The tight grip means, however, that the isolation afforded by the ear cups are pretty good. You’ll enjoy the music from the K518LE without much distraction from outside noises.

Sound Quality

The K518LE has a single dynamic driver. As I mentioned right at the start, the bass on the K518LE is awfully good. The first time you hear these headphones, you are going to be struck by the deep punchy bass, with excellent bass extension. Unlike some headphones that loose steam at the lowest frequencies, the K518LE continues to pack good punch down to about 20Hz. The bass is reasonably articulate and packs enough details, but I felt they were slightly boomy. However, considering the price of these headphones, the bass is really good.
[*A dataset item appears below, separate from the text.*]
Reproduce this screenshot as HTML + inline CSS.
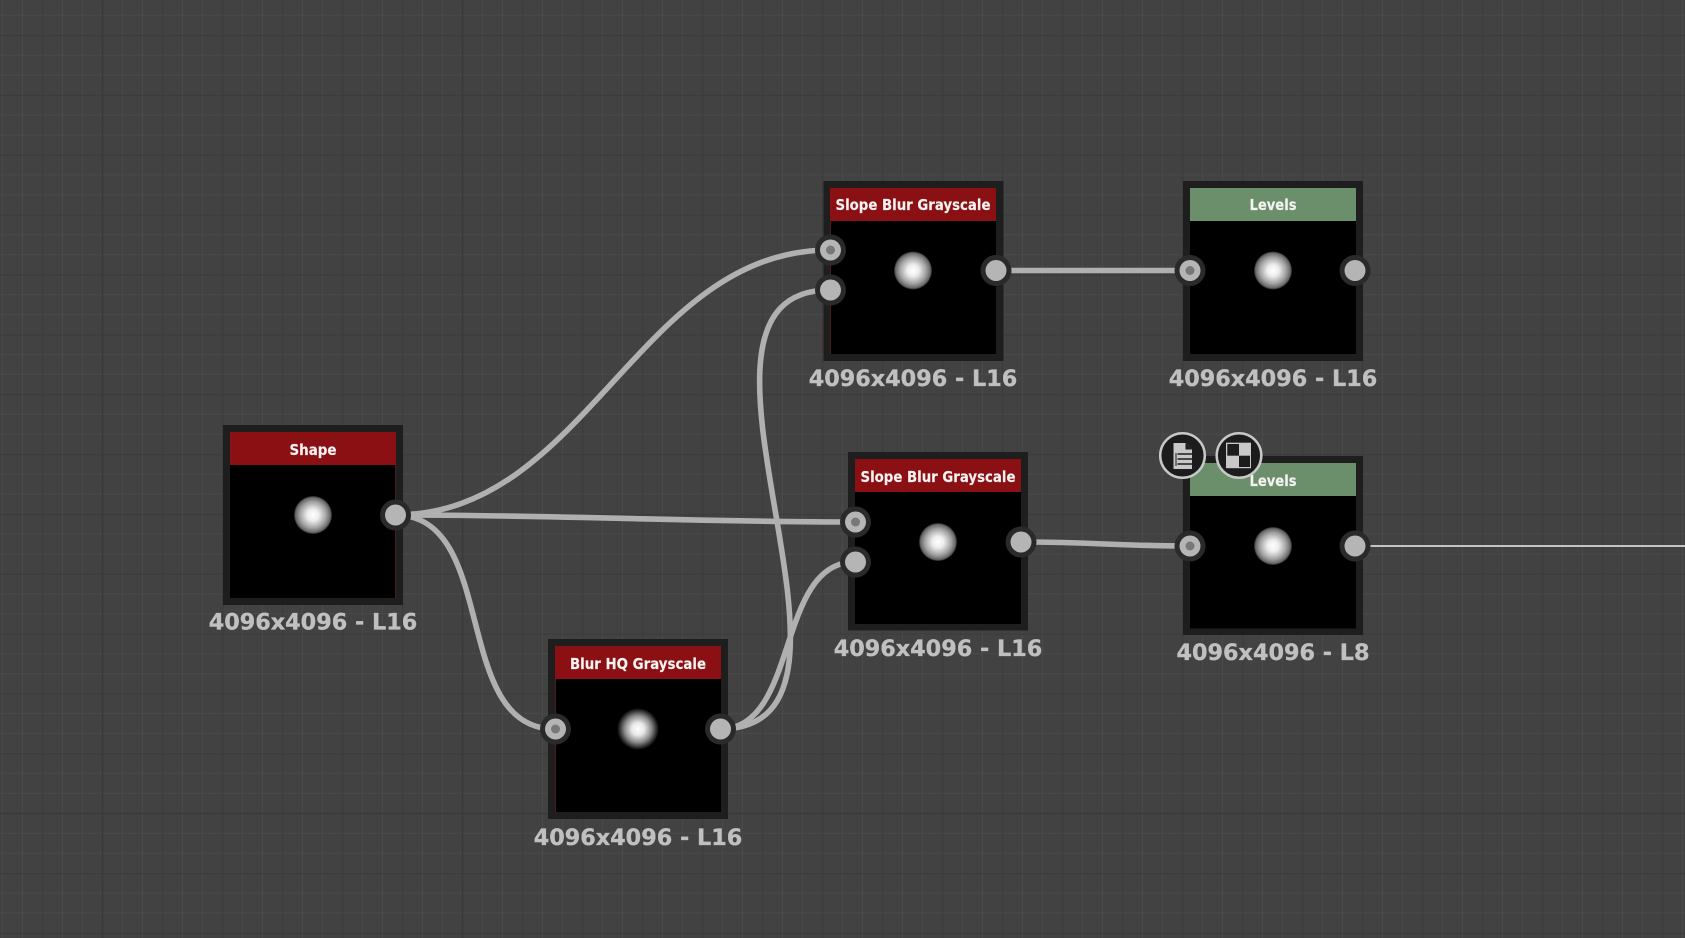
<!DOCTYPE html>
<html><head><meta charset="utf-8"><style>
html,body{margin:0;padding:0;background:#424242;width:1685px;height:938px;overflow:hidden}
svg{display:block}
.t{font:bold 15.5px "DejaVu Sans","Liberation Sans",sans-serif;fill:#f6f2f2;text-anchor:middle;stroke:#f6f2f2;stroke-width:.15}
.l{font:bold 22.3px "DejaVu Sans","Liberation Sans",sans-serif;fill:#c0c0c0;text-anchor:middle;stroke:#c0c0c0;stroke-width:.35}
.c{fill:none;stroke:#b0b0b0;stroke-width:5.6}
.pr{fill:#2a2a2a}.pf{fill:#b5b5b5}.pd{fill:#787878}
.e{fill:#4a1c1c}
</style></head><body>
<svg width="1685" height="938" viewBox="0 0 1685 938" xmlns="http://www.w3.org/2000/svg">
<defs>
<pattern id="g1" width="60" height="59.85" patternUnits="userSpaceOnUse" x="42" y="35">
<path d="M20.5 0V59.85M40.5 0V59.85M0 20.2H60M0 40.1H60" stroke="#4a4a4a" stroke-width="1" fill="none"/>
<path d="M.5 0V59.85M0 .5H60" stroke="#3c3c3c" stroke-width="1.5" fill="none"/>
</pattern>
<radialGradient id="glow"><stop offset="0" stop-color="#fff"/><stop offset=".3" stop-color="#eee"/><stop offset=".7" stop-color="#a0a0a0"/><stop offset=".92" stop-color="#666"/><stop offset="1" stop-color="#222"/></radialGradient>
<radialGradient id="glow2"><stop offset="0" stop-color="#fff"/><stop offset=".3" stop-color="#e8e8e8"/><stop offset=".65" stop-color="#888"/><stop offset="1" stop-color="#000"/></radialGradient>
</defs>
<rect width="1685" height="938" fill="#424242"/>
<rect width="1685" height="938" fill="url(#g1)"/>
<path d="M102.500 0V938M462.500 0V938M0 813.500H1685" stroke="#3a3a3a" stroke-width="1.500" fill="none"/>

<!-- Nodes -->
<g>
<rect x="223" y="425" width="180" height="180" fill="#1e1e1e"/><rect x="230" y="432" width="166" height="166" fill="#000"/><rect x="395" y="465" width="1" height="133" class="e"/><rect x="230" y="432" width="166" height="33" fill="#8a1014"/>
<text class="t" x="313" y="455" textLength="47" lengthAdjust="spacingAndGlyphs">Shape</text>
<circle cx="313" cy="515" r="19" fill="url(#glow)"/>
<text class="l" x="313" y="629.500">4096x4096 - L16</text>
</g>
<g>
<rect x="823.500" y="181" width="180" height="180" fill="#1e1e1e"/><rect x="830" y="188" width="166" height="166" fill="#000"/><rect x="830" y="221" width="1" height="133" class="e"/><rect x="830" y="188" width="166" height="33" fill="#8a1014"/>
<text class="t" x="913" y="210" textLength="155" lengthAdjust="spacingAndGlyphs">Slope Blur Grayscale</text>
<circle cx="913" cy="270.500" r="19" fill="url(#glow)"/>
<text class="l" x="913" y="386">4096x4096 - L16</text>
</g>
<g>
<rect x="1183" y="181" width="180" height="180" fill="#1e1e1e"/><rect x="1190" y="188" width="166" height="166" fill="#000"/><rect x="1190" y="188" width="166" height="33" fill="#6b8f6a"/>
<text class="t" x="1273" y="210" textLength="47" lengthAdjust="spacingAndGlyphs">Levels</text>
<circle cx="1273" cy="270.500" r="19" fill="url(#glow)"/>
<text class="l" x="1273" y="386">4096x4096 - L16</text>
</g>
<g>
<rect x="848" y="452" width="180" height="178.500" fill="#1e1e1e"/><rect x="855" y="459" width="166" height="165" fill="#000"/><rect x="855" y="459" width="166" height="33" fill="#8a1014"/>
<text class="t" x="938" y="482" textLength="155" lengthAdjust="spacingAndGlyphs">Slope Blur Grayscale</text>
<circle cx="938" cy="542" r="19" fill="url(#glow)"/>
<text class="l" x="938" y="656">4096x4096 - L16</text>
</g>
<g>
<rect x="1183" y="456" width="180" height="179" fill="#1e1e1e"/><rect x="1190" y="463" width="166" height="165.500" fill="#000"/><rect x="1190" y="463" width="166" height="33" fill="#6b8f6a"/>
<text class="t" x="1273" y="486" textLength="47" lengthAdjust="spacingAndGlyphs">Levels</text>
<circle cx="1273" cy="546" r="19" fill="url(#glow)"/>
<text class="l" x="1273" y="660">4096x4096 - L8</text>
</g>
<g>
<rect x="548" y="639" width="180" height="180" fill="#1e1e1e"/><rect x="555" y="646" width="166" height="166" fill="#000"/><rect x="555" y="679" width="1" height="133" class="e"/><rect x="555" y="646" width="166" height="33" fill="#8a1014"/>
<text class="t" x="638" y="669" textLength="136" lengthAdjust="spacingAndGlyphs">Blur HQ Grayscale</text>
<circle cx="638" cy="729" r="21" fill="url(#glow2)"/>
<text class="l" x="638" y="845">4096x4096 - L16</text>
</g>

<!-- Connectors -->
<path class="c" d="M395 515C587 515 638 250 830 250"/>
<path class="c" d="M395 515C500 515 450 729 555 729"/>
<path class="c" d="M395 515C560 515 700 522 855 522"/>
<path class="c" d="M720 729C905 729 645 290 830 290"/>
<path class="c" d="M720 729C800 729 775 562 855 562"/>
<path class="c" d="M996 270.500H1190"/>
<path class="c" d="M1021 542C1100 542 1110 546 1190 546"/>
<path d="M1355 546H1685" stroke="#c4c4c4" stroke-width="2" fill="none"/>

<!-- Ports -->
<circle class="pr" cx="395.500" cy="515" r="15.500"/><circle class="pf" cx="395.500" cy="515" r="10.500"/>
<circle class="pr" cx="830.500" cy="250" r="15.500"/><circle class="pf" cx="830.500" cy="250" r="10.500"/><circle class="pd" cx="830.500" cy="250" r="4.500"/>
<circle class="pr" cx="830.500" cy="290" r="15.500"/><circle class="pf" cx="830.500" cy="290" r="10.500"/>
<circle class="pr" cx="996" cy="270.500" r="15.500"/><circle class="pf" cx="996" cy="270.500" r="10.500"/>
<circle class="pr" cx="1190" cy="270.500" r="15.500"/><circle class="pf" cx="1190" cy="270.500" r="10.500"/><circle class="pd" cx="1190" cy="270.500" r="4.500"/>
<circle class="pr" cx="1355" cy="270.500" r="15.500"/><circle class="pf" cx="1355" cy="270.500" r="10.500"/>
<circle class="pr" cx="855.500" cy="522" r="15.500"/><circle class="pf" cx="855.500" cy="522" r="10.500"/><circle class="pd" cx="855.500" cy="522" r="4.500"/>
<circle class="pr" cx="855.500" cy="562" r="15.500"/><circle class="pf" cx="855.500" cy="562" r="10.500"/>
<circle class="pr" cx="1021" cy="542" r="15.500"/><circle class="pf" cx="1021" cy="542" r="10.500"/>
<circle class="pr" cx="1190" cy="546" r="15.500"/><circle class="pf" cx="1190" cy="546" r="10.500"/><circle class="pd" cx="1190" cy="546" r="4.500"/>
<circle class="pr" cx="1355" cy="546" r="15.500"/><circle class="pf" cx="1355" cy="546" r="10.500"/>
<circle class="pr" cx="555.500" cy="729" r="15.500"/><circle class="pf" cx="555.500" cy="729" r="10.500"/><circle class="pd" cx="555.500" cy="729" r="4.500"/>
<circle class="pr" cx="720.500" cy="729" r="15.500"/><circle class="pf" cx="720.500" cy="729" r="10.500"/>

<!-- Icons -->
<circle cx="1182.500" cy="455.500" r="22.300" fill="#1c1c1c" stroke="#c8c8c8" stroke-width="2.500"/>
<path d="M1173.500 443H1185.500L1192 449.500V469H1173.500Z" fill="#c8c8c8"/>
<path d="M1185.500 443V449.500H1192" fill="#1c1c1c"/>
<path d="M1177.500 454H1192M1177.500 459H1192M1177.500 464H1192" stroke="#1c1c1c" stroke-width="1.500"/>
<path d="M1176 453V466" stroke="#1c1c1c" stroke-width="1"/>
<circle cx="1239" cy="455.500" r="22.300" fill="#1c1c1c" stroke="#c8c8c8" stroke-width="2.500"/>
<rect x="1226" y="442.700" width="25" height="25.500" fill="#c8c8c8"/>
<rect x="1227.300" y="444" width="11.700" height="11.700" fill="#1c1c1c"/>
<rect x="1239" y="455.700" width="11" height="11.300" fill="#1c1c1c"/>
</svg>
</body></html>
I found the mids recessed. The highs, while presenting plenty of details, they do not sparkle. I would still consider their performance to be above average, again, considering the price category of these headphones.

The impressive performance from the bass sort of overwhelms and overpowers the mids and the highs. It’s not that the mids and highs performed poorly, just that they don’t measure up with the bass.

Being a closed-back headphone, sound from the K518LE felt up-front and its soundstage is narrow.

Although the K518LE does not need a headphone amplifier, I found that its performance is greatly enhanced when driven by a decent amplifier. I paired the K518LE with a Fiio E10 DAC/amplifier, and it sounded a lot warmer and richer than compared with direct output from either a Cowon J3 or MacBook Pro.

Conclusion

The K518LE is a good looking headphone, comfortable, and offers good isolation. Its tight grip is a little too much for me, but your mileage may vary.

The bass is really very impressive for any type of headphones, even compared with higher-end ones, and the overall sound quality certainly exceeds its price category.

The K518LE retails for $139.90, and you can find them at retail shops such as Stereo.

Pros:

  • Very good bass, good overall sound quality
  • Good isolation
  • Low-price

Cons:

  • Grip is too tight
  • Recessed midrange

This post was originally written as part of my participation in Omy.sg’s K3003 / The Sound of Luxury blog. I’m now reposting some of those posts, with some minor edits, on my own blog.